Looking back, I wish I knew how mentally strong you will become. I’m not talking about “mental toughness” and the ability to embrace criticism and a coach yelling at you. I’m talking about our conscious and unconscious minds. The deepest part of yourself that creates all the noise in your head, the positive talk, the negative thoughts, your instincts and your decision making. I wish I understood that the belief in myself, my preparation, skills, talent and my knowledge of the game is all that I really needed to succeed. I wish I wasn't conditioned to be scared of mistakes, or to be so hard on myself. Past and present experiences have led you to feel this way and resort to those feelings of doubt. You will spend a lot of time struggling with performance anxiety and feeling a lot of pressure to be perfect. But you will learn that perfect doesn’t exist, and you will learn to believe that deep down.

Working through this performance anxiety and talking to a mental performance coach will lead you to realize that there’s really nothing to be scared of. Of course as naturally competitive athletes we do not want to be penalized, taken out of games or hurt our team. But you can’t live life trying to save energy, saving those risks for another day or allowing outside factors to feed into that self doubt.
Soon you will be like me: At the prime of my career and yet at the end of it. There’s no time for saving energy, there’s no time to be scared and there’s no time for self doubt.

Within all of these dreams and hopes for success will be a lot of heartbreak, challenges, and adversity. The stuff most people haven’t told you about. You'll be disappointed, hurt and often doubt yourself.
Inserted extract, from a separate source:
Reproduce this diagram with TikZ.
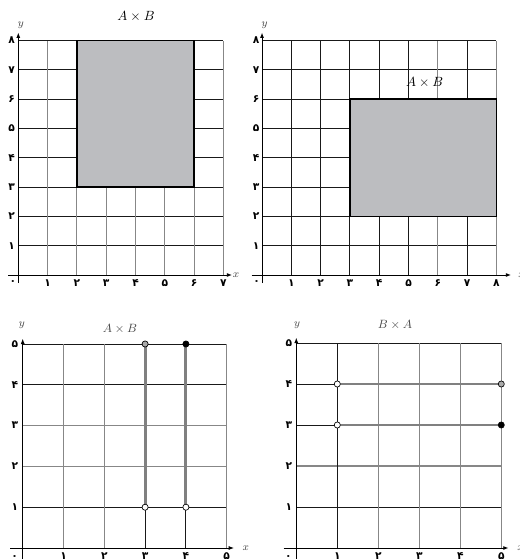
\documentclass[tikz,border=0pt]{standalone}
\usepackage{fontspec}
\newfontfamily\fa[Script=Arabic]{DejaVu Sans}
\usetikzlibrary{arrows.meta}
\definecolor{rectfill}{RGB}{188,189,192}
\definecolor{gridg}{RGB}{135,135,135}
\definecolor{gridk}{RGB}{25,25,25}
\definecolor{thickg}{RGB}{128,128,128}
\definecolor{ptg}{RGB}{170,170,170}
\definecolor{labg}{RGB}{70,70,70}
\tikzset{
 gv/.style={draw=gridg, line width=0.8pt},
 gk/.style={draw=gridk, line width=0.7pt},
 axisline/.style={draw=black, line width=0.7pt, -{Latex[length=4pt,width=3pt]}},
 tick/.style={font=\fa\bfseries\footnotesize, inner sep=0pt},
 title/.style={font=\normalsize, inner sep=0pt},
 subtitle/.style={font=\small, inner sep=0pt, text=labg},
 axlab/.style={font=\footnotesize, inner sep=0pt, text=labg},
 region/.style={fill=rectfill, draw=black, line width=1.1pt},
 ray/.style={draw=thickg, line width=2.2pt},
 dot/.style={circle, draw=black, line width=0.5pt, inner sep=0pt, minimum size=4.6pt},
}
\begin{document}
\begin{tikzpicture}[x=0.75pt,y=-0.75pt]
\useasboundingbox (0,0) rectangle (519,559);

% ---------- Plot 1 ----------
\node[title] (t1) at (136,17) {$A\times B$};
\begin{scope}[xshift=13.73pt, yshift=-206.25pt, x=21.98pt, y=21.98pt]
 \foreach \i in {1,...,8} \draw[gk] (0,\i) -- (7,\i);
 \foreach \i in {1,...,7} \draw[gv] (\i,0) -- (\i,8);
 \path[region] (2,3) rectangle (6,8);
 \coordinate (o1a) at (-0.35,0);
 \coordinate (e1a) at ([xshift=6.5pt]7,0);
 \coordinate (o1b) at (0,-0.28);
 \coordinate (e1b) at ([yshift=6pt]0,8);
 \draw[axisline] (o1a) -- (e1a);
 \draw[axisline] (o1b) -- (e1b);
 \node[axlab] (x1) at (7.43,0) {$x$};
 \node[axlab] (y1) at (0.09,8.53) {$y$};
 \node[tick] (z1) at ([xshift=-4pt,yshift=-6pt]0,0) {۰};
 \foreach \i/\d in {1/۱,2/۲,3/۳,4/۴,5/۵,6/۶,7/۷}
   \node[tick] at ([yshift=-6pt]\i,0) {\d};
 \foreach \i/\d in {1/۱,2/۲,3/۳,4/۴,5/۵,6/۶,7/۷,8/۸}
   \node[tick] at ([xshift=-5pt]0,\i) {\d};
\end{scope}

% ---------- Plot 2 ----------
\begin{scope}[xshift=196.5pt, yshift=-206.25pt, x=21.98pt, y=21.98pt]
 \foreach \i in {1,...,8} \draw[gk] (0,\i) -- (8,\i);
 \foreach \i in {1,...,5,7} \draw[gk] (\i,0) -- (\i,8);
 \foreach \i in {6,8} \draw[gv] (\i,0) -- (\i,8);
 \path[region] (3,2) rectangle (8,6);
 \node[title] (t2) at (5.55,6.56) {$A\times B$};
 \coordinate (o2a) at (-0.35,0);
 \coordinate (e2a) at ([xshift=11pt]8,0);
 \coordinate (o2b) at (0,-0.28);
 \coordinate (e2b) at ([yshift=6pt]0,8);
 \draw[axisline] (o2a) -- (e2a);
 \draw[axisline] (o2b) -- (e2b);
 \node[axlab] (x2) at (8.86,0) {$x$};
 \node[axlab] (y2) at (0.09,8.53) {$y$};
 \node[tick] (z2) at ([xshift=-4pt,yshift=-6pt]0,0) {۰};
 \foreach \i/\d in {1/۱,2/۲,3/۳,4/۴,5/۵,6/۶,7/۷,8/۸}
   \node[tick] at ([yshift=-6pt]\i,0) {\d};
 \foreach \i/\d in {1/۱,2/۲,3/۳,4/۴,5/۵,6/۶,7/۷,8/۸}
   \node[tick] at ([xshift=-4.5pt]0,\i) {\d};
\end{scope}

% ---------- Plot 3 ----------
\node[subtitle] (t3) at (120,329) {$A\times B$};
\begin{scope}[xshift=17.03pt, yshift=-411pt, x=30.6pt, y=30.6pt]
 \foreach \i in {1,4,5} \draw[gk] (0,\i) -- (5,\i);
 \foreach \i in {2,3} \draw[gv] (0,\i) -- (5,\i);
 \foreach \i in {1,2,5} \draw[gv] (\i,0) -- (\i,5);
 \foreach \i in {3,4} \draw[gk] (\i,0) -- (\i,1);
 \draw[ray] (3,1) -- (3,5);
 \draw[ray] (4,1) -- (4,5);
 \node[dot, fill=white] (p31) at (3,1) {};
 \node[dot, fill=white] (p41) at (4,1) {};
 \node[dot, fill=ptg] (p35) at (3,5) {};
 \node[dot, fill=black] (p45) at (4,5) {};
 \coordinate (o3a) at (-0.31,0);
 \coordinate (e3a) at ([xshift=5.5pt]5,0);
 \coordinate (o3b) at (0,-0.3);
 \coordinate (e3b) at ([yshift=4pt]0,5);
 \draw[axisline] (o3a) -- (e3a);
 \draw[axisline] (o3b) -- (e3b);
 \node[axlab] (x3) at (5.47,0) {$x$};
 \node[axlab] (y3) at (-0.02,5.47) {$y$};
 \node[tick] (z3) at ([xshift=-6pt,yshift=-7pt]0,0) {۰};
 \foreach \i/\d in {1/۱,2/۲,3/۳,4/۴,5/۵}
   \node[tick] at ([yshift=-6pt]\i,0) {\d};
 \foreach \i/\d in {1/۱,2/۲,3/۳,4/۴,5/۵}
   \node[tick] at ([xshift=-5.8pt]0,\i) {\d};
\end{scope}

% ---------- Plot 4 ----------
\node[subtitle] (t4) at (395,325) {$B\times A$};
\begin{scope}[xshift=222.2pt, yshift=-411pt, x=30.75pt, y=30.75pt]
 \foreach \i in {1,5} \draw[gk] (0,\i) -- (5,\i);
 \draw[gv] (0,2) -- (5,2);
 \foreach \i in {3,4} \draw[gk] (0,\i) -- (1,\i);
 \draw[gk] (1,0) -- (1,5);
 \foreach \i in {2,3,4,5} \draw[gv] (\i,0) -- (\i,5);
 \draw[ray] (1,4) -- (5,4);
 \draw[ray] (1,3) -- (5,3);
 \node[dot, fill=white] (q14) at (1,4) {};
 \node[dot, fill=white] (q13) at (1,3) {};
 \node[dot, fill=ptg] (q54) at (5,4) {};
 \node[dot, fill=black] (q53) at (5,3) {};
 \coordinate (o4a) at (-0.31,0);
 \coordinate (e4a) at ([xshift=5.5pt]5,0);
 \coordinate (o4b) at (0,-0.3);
 \coordinate (e4b) at ([yshift=4pt]0,5);
 \draw[axisline] (o4a) -- (e4a);
 \draw[axisline] (o4b) -- (e4b);
 \node[axlab] (x4) at (5.47,0) {$x$};
 \node[axlab] (y4) at (0.02,5.44) {$y$};
 \node[tick] (z4) at ([xshift=-6pt,yshift=-7pt]0,0) {۰};
 \foreach \i/\d in {1/۱,2/۲,3/۳,4/۴,5/۵}
   \node[tick] at ([yshift=-6pt]\i,0) {\d};
 \foreach \i/\d in {1/۱,2/۲,3/۳,4/۴,5/۵}
   \node[tick] at ([xshift=-5.5pt]0,\i) {\d};
\end{scope}
\end{tikzpicture}
\end{document}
But don't worry, you will fight like hell to get where you are today and your success will be knowing where you came from. It's knowing your worth. It's knowing that you left a mark, a legacy on your team for being a great leader, learning and showing compassion, being a great friend, an inspiration and someone to count on. You’ll persevere and you will make the most of your experience. Especially under the circumstances that you had, I'd call it pretty badass. You have been able to check off those boxes of your childhood self, and you may not be the best women’s lacrosse player, but you're pretty damn good. Not only did you prove a ton of people wrong, but you proved to yourself that you are good enough, and that's all that really mattered.